Selain ikatan emosional, literasi digital menjadi kunci penting. Orang tua perlu memahami dasar-dasar mekanisme algoritma, risiko permainan online, hingga modus propaganda ekstremis. Tanpa literasi digital, orang tua kehilangan kemampuan untuk membaca tanda-tanda bahaya: perubahan perilaku mendadak, ketertarikan pada konten kekerasan, kecenderungan menyendiri, atau penggunaan istilah-istilah tertentu yang terkait kelompok ekstrem. Peningkatan literasi digital ini bukan hanya untuk mengawasi anak, tetapi agar keluarga mampu menciptakan percakapan kritis mengenai apa yang mereka lihat di dunia maya.

Keluarga juga berperan sebagai ruang pembentukan nilai dasar: empati, toleransi, penghargaan terhadap perbedaan, dan kemampuan menyelesaikan konflik tanpa kekerasan. Nilai-nilai ini adalah vaksin moral yang mencegah anak tertarik pada ideologi kekerasan. Anak yang dibesarkan dalam lingkungan penuh kasih dan dialog terbuka cenderung memiliki daya tahan lebih tinggi terhadap bujuk rayu kelompok ekstrem yang menjanjikan identitas, keberanian palsu, atau heroisme semu.

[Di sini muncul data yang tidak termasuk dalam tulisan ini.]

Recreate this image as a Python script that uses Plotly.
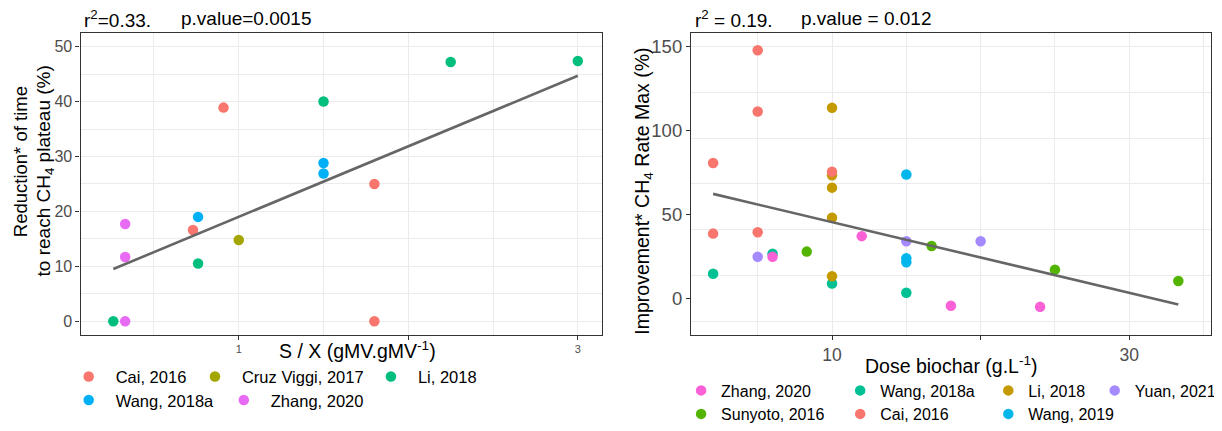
import plotly.graph_objects as go

# the page body adds an 8px margin, so the figure is drawn 8px smaller and
# all layout positions are given in window pixels then converted
OFF = 8
W, H = 1222 - OFF, 431 - OFF
FONT = "Liberation Sans, Arial, sans-serif"

# ---------------- Left panel data ----------------
left_studies = ["Cai, 2016", "Cruz Viggi, 2017", "Li, 2018", "Wang, 2018a", "Zhang, 2020"]
left_colors = ["#F8766D", "#A3A500", "#00BF7D", "#00B0F6", "#E76BF3"]
left_x = {
    "Cai, 2016": [0.91, 0.73, 1.80, 1.80],
    "Cruz Viggi, 2017": [1.00],
    "Li, 2018": [0.26, 0.76, 1.50, 2.25, 3.00],
    "Wang, 2018a": [0.76, 1.50, 1.50],
    "Zhang, 2020": [0.33, 0.33, 0.33],
}
left_y = {
    "Cai, 2016": [38.9, 16.6, 25.0, 0.0],
    "Cruz Viggi, 2017": [14.8],
    "Li, 2018": [0.0, 10.5, 40.0, 47.2, 47.4],
    "Wang, 2018a": [19.0, 28.8, 26.9],
    "Zhang, 2020": [0.0, 11.7, 17.7],
}
left_fit_x = [0.26, 3.00]
left_fit_y = [9.5, 44.7]
left_xticks = [1, 2, 3]
left_xticktext = ["1", "", "3"]

# ---------------- Right panel data ----------------
right_studies = ["Wang, 2018a", "Li, 2018", "Cai, 2016", "Yuan, 2021",
                 "Sunyoto, 2016", "Wang, 2019", "Zhang, 2020"]
right_colors = {
    "Cai, 2016": "#F8766D", "Li, 2018": "#C49A00", "Sunyoto, 2016": "#53B400",
    "Wang, 2018a": "#00C094", "Wang, 2019": "#00B6EB", "Yuan, 2021": "#A58AFF",
    "Zhang, 2020": "#FB61D7",
}
right_x = {
    "Zhang, 2020": [6, 12, 18, 24],
    "Wang, 2018a": [2, 6, 10, 15],
    "Li, 2018": [10, 10, 10, 10, 10],
    "Yuan, 2021": [5, 15, 20],
    "Sunyoto, 2016": [8.3, 16.7, 25, 33.3],
    "Cai, 2016": [2, 2, 5, 5, 5, 10],
    "Wang, 2019": [15, 15, 15],
}
right_y = {
    "Zhang, 2020": [24.8, 37.1, -4.3, -4.9],
    "Wang, 2018a": [14.8, 26.7, 9.0, 3.5],
    "Li, 2018": [113.3, 73.3, 65.9, 48.0, 13.3],
    "Yuan, 2021": [24.8, 34.1, 34.1],
    "Sunyoto, 2016": [27.9, 31.2, 17.2, 10.4],
    "Cai, 2016": [80.5, 38.6, 147.5, 111.1, 39.4, 75.3],
    "Wang, 2019": [73.7, 24.0, 21.6],
}
right_fit_x = [2.0, 33.3]
right_fit_y = [62.2, -3.5]
right_xticks = [10, 20, 30]
right_xticktext = ["10", "", "30"]
right_yticks = [0, 50, 100, 150]


def px(v):
    return (v - OFF) / W


def py(v):
    return 1 - (v - OFF) / H


# legend placements (marker px x, row px y)
left_leg_pos = {
    "Cai, 2016": (89, 382), "Cruz Viggi, 2017": (216, 382), "Li, 2018": (393, 382),
    "Wang, 2018a": (89, 406), "Zhang, 2020": (245, 406),
}
right_leg_pos = {
    "Zhang, 2020": (709, 396), "Wang, 2018a": (869, 396), "Li, 2018": (1018, 396),
    "Yuan, 2021": (1125, 396), "Sunyoto, 2016": (709, 420), "Cai, 2016": (869, 420),
    "Wang, 2019": (1018, 420),
}

fig = go.Figure()
legends = {}
n = 0

for name, col in zip(left_studies, left_colors):
    n += 1
    lid = "legend" if n == 1 else f"legend{n}"
    fig.add_trace(go.Scatter(
        x=left_x[name], y=left_y[name], mode="markers", name=name,
        marker=dict(color=col, size=10.5), xaxis="x", yaxis="y", legend=lid,
        hoverinfo="x+y+name"))
    mx, my = left_leg_pos[name]
    legends[lid] = dict(x=px(mx - 27), y=py(my), xanchor="left", yanchor="middle",
                        itemwidth=44, bgcolor="rgba(0,0,0,0)",
                        font=dict(family=FONT, size=16.5, color="#000000"))

fig.add_trace(go.Scatter(x=left_fit_x, y=left_fit_y, mode="lines",
                         line=dict(color="#666666", width=2.6), showlegend=False,
                         xaxis="x", yaxis="y", hoverinfo="skip"))

for name in right_studies:
    n += 1
    lid = f"legend{n}"
    fig.add_trace(go.Scatter(
        x=right_x[name], y=right_y[name], mode="markers", name=name,
        marker=dict(color=right_colors[name], size=10.5), xaxis="x2", yaxis="y2",
        legend=lid, hoverinfo="x+y+name"))
    mx, my = right_leg_pos[name]
    legends[lid] = dict(x=px(mx - 24), y=py(my), xanchor="left", yanchor="middle",
                        bgcolor="rgba(0,0,0,0)",
                        font=dict(family=FONT, size=16, color="#000000"))

fig.add_trace(go.Scatter(x=right_fit_x, y=right_fit_y, mode="lines",
                         line=dict(color="#666666", width=2.6), showlegend=False,
                         xaxis="x2", yaxis="y2", hoverinfo="skip"))

GRID = "#EBEBEB"
LINE = "#333333"
TICKC = "#4D4D4D"

axis_common = dict(showline=True, linecolor=LINE, linewidth=1.3, mirror=True,
                   ticks="outside", ticklen=4, tickcolor=LINE, tickwidth=1,
                   gridcolor=GRID, gridwidth=1, zeroline=False)

fig.update_layout(
    width=W, height=H, margin=dict(l=0, r=0, t=0, b=0),
    paper_bgcolor="white", plot_bgcolor="white",
    font=dict(family=FONT, color="#000000"),
    xaxis=dict(domain=[px(81), px(605)], range=[0.067, 3.14], anchor="y",
               tickmode="array", tickvals=left_xticks, ticktext=left_xticktext,
               tickfont=dict(size=11, color=TICKC), showgrid=True,
               minor=dict(tickmode="linear", tick0=0, dtick=0.5, showgrid=True,
                          gridcolor=GRID, gridwidth=1, ticks=""),
               **axis_common),
    yaxis=dict(domain=[py(339.3), py(33.3)], range=[-2.44, 52.5], anchor="x",
               dtick=10, tick0=0, tickfont=dict(size=16, color=TICKC), showgrid=True,
               minor=dict(tickmode="linear", tick0=0, dtick=5, showgrid=True,
                          gridcolor=GRID, gridwidth=1, ticks=""),
               **axis_common),
    xaxis2=dict(domain=[px(695), px(1218.3)], range=[0.515, 35.52], anchor="y2",
                tickmode="array", tickvals=right_xticks, ticktext=right_xticktext,
                tickfont=dict(size=17.5, color=TICKC), showgrid=True,
                minor=dict(tickmode="linear", tick0=0, dtick=5, showgrid=True,
                           gridcolor=GRID, gridwidth=1, ticks=""),
                **axis_common),
    yaxis2=dict(domain=[py(340), py(33.3)], range=[-21.8, 157.8], anchor="x2",
                tickmode="array", tickvals=right_yticks,
                tickfont=dict(size=18.5, color=TICKC), showgrid=False,
                minor=dict(tickmode="linear", tick0=149.7, dtick=27.2, showgrid=True,
                           gridcolor=GRID, gridwidth=1, ticks=""),
                **axis_common),
    showlegend=True,
    **legends,
)

ann = []


def add_text(text, x, y, size, xanchor="center", yanchor="middle", angle=0):
    ann.append(dict(text=text, x=px(x), y=py(y), xref="paper", yref="paper",
                    xanchor=xanchor, yanchor=yanchor, textangle=angle,
                    showarrow=False, font=dict(family=FONT, size=size, color="#000000")))


# panel captions
add_text("r<sup>2</sup>=0.33.", 82, 19, 19, xanchor="left")
add_text("p.value=0.0015", 180, 19, 19, xanchor="left")
add_text("r<sup>2</sup> = 0.19.", 697, 19, 19, xanchor="left")
add_text("p.value = 0.012", 804, 19, 19, xanchor="left")

# axis titles
add_text("Reduction* of time", 20.5, 164, 18.5, angle=-90)
add_text("to reach CH<sub>4</sub> plateau (%)", 45, 173, 19, angle=-90)
add_text("S / X (gMV.gMV<sup>-1</sup>)", 360, 355, 19.5)
add_text("Improvement* CH<sub>4</sub> Rate Max (%)", 647, 194, 19.5, angle=-90)
add_text("Dose biochar (g.L<sup>-1</sup>)", 957, 370, 19.5)

fig.update_layout(annotations=ann)

fig.write_html("out.html")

Tentu keluarga tidak bisa bekerja sendirian. Sekolah, masyarakat, dan negara harus memperkuat ekosistem pencegahan. Namun, peran keluarga tetap krusial karena proses radikalisasi digital sering terjadi di ruang privat: kamar tidur anak, ponsel pribadi, atau headset gim online. Tanpa keterlibatan aktif keluarga, celah radikalisasi itu akan tetap terbuka.

Pada akhirnya, pencegahan terorisme di era digital bukan hanya soal keamanan nasional, tetapi tentang bagaimana keluarga menjaga masa depan anak mereka sendiri. Ketika keluarga hadir sebagai ruang aman, ruang dialog, dan ruang pendidikan nilai, maka peluang kelompok ekstrem untuk merampas imajinasi anak menjadi jauh lebih kecil. Keluarga yang terlibat, melek digital, dan hangat adalah benteng pertama—dan sering kali yang paling efektif—dalam menghentikan tumbuhnya benih kekerasan di tengah masyarakat.